_Data for this task_
☆ ☆ ☆ ☆
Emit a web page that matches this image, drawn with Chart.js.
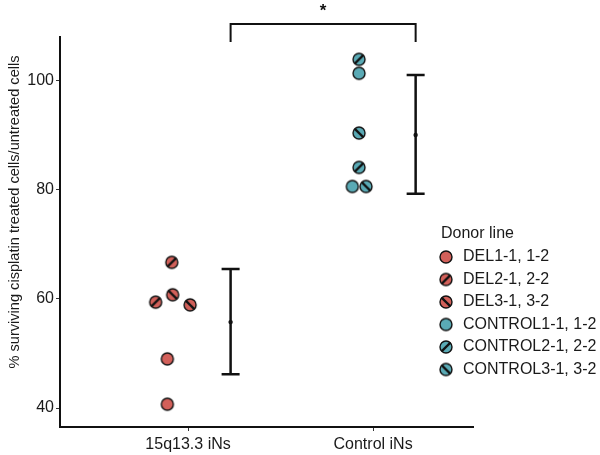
☆ ☆ ☆ ☆
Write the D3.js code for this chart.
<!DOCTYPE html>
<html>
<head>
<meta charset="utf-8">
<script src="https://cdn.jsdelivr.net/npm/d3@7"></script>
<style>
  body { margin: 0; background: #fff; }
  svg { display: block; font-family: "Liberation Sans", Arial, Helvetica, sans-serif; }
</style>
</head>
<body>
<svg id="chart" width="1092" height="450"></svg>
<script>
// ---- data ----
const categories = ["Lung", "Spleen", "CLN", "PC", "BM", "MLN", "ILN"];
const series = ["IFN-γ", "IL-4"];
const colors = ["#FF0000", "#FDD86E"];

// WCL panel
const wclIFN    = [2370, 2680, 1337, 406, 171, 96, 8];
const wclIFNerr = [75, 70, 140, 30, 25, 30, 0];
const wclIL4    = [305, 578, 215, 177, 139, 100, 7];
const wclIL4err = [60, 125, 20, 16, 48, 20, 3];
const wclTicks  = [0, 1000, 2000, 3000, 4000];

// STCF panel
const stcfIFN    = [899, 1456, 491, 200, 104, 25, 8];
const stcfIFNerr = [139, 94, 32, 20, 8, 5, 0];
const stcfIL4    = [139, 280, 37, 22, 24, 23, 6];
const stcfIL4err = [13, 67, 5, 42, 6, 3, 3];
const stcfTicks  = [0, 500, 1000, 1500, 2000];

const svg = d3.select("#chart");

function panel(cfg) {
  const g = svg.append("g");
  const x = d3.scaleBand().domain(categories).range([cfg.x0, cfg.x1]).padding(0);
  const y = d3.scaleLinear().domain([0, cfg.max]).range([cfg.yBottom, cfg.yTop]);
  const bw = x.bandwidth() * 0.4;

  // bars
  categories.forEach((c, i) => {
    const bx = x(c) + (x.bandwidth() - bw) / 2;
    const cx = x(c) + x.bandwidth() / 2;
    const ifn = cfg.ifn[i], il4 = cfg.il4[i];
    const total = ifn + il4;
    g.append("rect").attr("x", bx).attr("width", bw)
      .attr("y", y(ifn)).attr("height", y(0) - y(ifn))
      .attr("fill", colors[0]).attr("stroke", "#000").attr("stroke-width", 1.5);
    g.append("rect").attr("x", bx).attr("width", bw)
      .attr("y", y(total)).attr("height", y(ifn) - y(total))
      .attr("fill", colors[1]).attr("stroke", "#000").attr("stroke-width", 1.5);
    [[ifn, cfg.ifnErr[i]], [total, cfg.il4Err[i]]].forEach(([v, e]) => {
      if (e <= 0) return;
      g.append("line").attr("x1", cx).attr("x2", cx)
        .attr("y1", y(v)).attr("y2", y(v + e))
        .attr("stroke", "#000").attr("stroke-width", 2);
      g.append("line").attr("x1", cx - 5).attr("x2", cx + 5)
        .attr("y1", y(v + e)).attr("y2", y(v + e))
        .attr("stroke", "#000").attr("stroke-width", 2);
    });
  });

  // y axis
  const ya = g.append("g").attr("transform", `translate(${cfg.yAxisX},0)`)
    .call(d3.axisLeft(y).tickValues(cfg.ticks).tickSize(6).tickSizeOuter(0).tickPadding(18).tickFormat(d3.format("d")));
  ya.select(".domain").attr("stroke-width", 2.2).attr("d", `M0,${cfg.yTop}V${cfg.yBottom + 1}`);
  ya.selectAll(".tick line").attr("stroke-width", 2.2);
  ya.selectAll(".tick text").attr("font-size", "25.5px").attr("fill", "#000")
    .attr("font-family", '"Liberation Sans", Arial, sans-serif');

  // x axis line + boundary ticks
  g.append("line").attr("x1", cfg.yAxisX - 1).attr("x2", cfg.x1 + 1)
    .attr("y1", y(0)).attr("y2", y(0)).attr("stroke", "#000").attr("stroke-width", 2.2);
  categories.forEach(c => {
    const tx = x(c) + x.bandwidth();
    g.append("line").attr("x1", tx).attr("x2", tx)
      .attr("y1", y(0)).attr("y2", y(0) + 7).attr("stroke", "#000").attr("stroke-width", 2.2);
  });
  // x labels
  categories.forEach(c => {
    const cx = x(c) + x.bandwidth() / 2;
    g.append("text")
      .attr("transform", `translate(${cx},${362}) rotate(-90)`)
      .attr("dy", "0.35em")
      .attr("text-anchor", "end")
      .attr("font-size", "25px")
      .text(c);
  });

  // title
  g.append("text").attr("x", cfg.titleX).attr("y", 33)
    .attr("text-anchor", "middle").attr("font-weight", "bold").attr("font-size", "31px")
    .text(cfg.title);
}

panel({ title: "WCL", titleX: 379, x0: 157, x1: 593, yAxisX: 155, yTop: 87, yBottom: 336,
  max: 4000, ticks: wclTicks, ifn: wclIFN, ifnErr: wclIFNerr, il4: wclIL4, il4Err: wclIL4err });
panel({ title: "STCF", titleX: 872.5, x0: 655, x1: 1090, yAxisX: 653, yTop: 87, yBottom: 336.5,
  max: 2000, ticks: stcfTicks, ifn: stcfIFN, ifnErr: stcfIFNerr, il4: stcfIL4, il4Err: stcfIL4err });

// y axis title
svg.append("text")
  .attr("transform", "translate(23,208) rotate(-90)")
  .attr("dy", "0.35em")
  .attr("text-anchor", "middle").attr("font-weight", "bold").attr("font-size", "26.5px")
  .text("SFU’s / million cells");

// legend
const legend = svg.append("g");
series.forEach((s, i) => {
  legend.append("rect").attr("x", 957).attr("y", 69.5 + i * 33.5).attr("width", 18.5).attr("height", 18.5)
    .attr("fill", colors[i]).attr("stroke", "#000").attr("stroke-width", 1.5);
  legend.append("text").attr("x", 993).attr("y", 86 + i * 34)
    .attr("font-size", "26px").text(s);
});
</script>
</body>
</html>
☆ ☆ ☆ ☆
_Objective_
Copy the records above exactly, beginning at the line that contains "Write the D3.js code for this chart." and stopping after the line that contains "const bw = x.bandwidth() * 0.4;".

_Task response_
Write the D3.js code for this chart.
<!DOCTYPE html>
<html>
<head>
<meta charset="utf-8">
<script src="https://cdn.jsdelivr.net/npm/d3@7"></script>
<style>
  body { margin: 0; background: #fff; }
  svg { display: block; font-family: "Liberation Sans", Arial, Helvetica, sans-serif; }
</style>
</head>
<body>
<svg id="chart" width="1092" height="450"></svg>
<script>
// ---- data ----
const categories = ["Lung", "Spleen", "CLN", "PC", "BM", "MLN", "ILN"];
const series = ["IFN-γ", "IL-4"];
const colors = ["#FF0000", "#FDD86E"];

// WCL panel
const wclIFN    = [2370, 2680, 1337, 406, 171, 96, 8];
const wclIFNerr = [75, 70, 140, 30, 25, 30, 0];
const wclIL4    = [305, 578, 215, 177, 139, 100, 7];
const wclIL4err = [60, 125, 20, 16, 48, 20, 3];
const wclTicks  = [0, 1000, 2000, 3000, 4000];

// STCF panel
const stcfIFN    = [899, 1456, 491, 200, 104, 25, 8];
const stcfIFNerr = [139, 94, 32, 20, 8, 5, 0];
const stcfIL4    = [139, 280, 37, 22, 24, 23, 6];
const stcfIL4err = [13, 67, 5, 42, 6, 3, 3];
const stcfTicks  = [0, 500, 1000, 1500, 2000];

const svg = d3.select("#chart");

function panel(cfg) {
  const g = svg.append("g");
  const x = d3.scaleBand().domain(categories).range([cfg.x0, cfg.x1]).padding(0);
  const y = d3.scaleLinear().domain([0, cfg.max]).range([cfg.yBottom, cfg.yTop]);
  const bw = x.bandwidth() * 0.4;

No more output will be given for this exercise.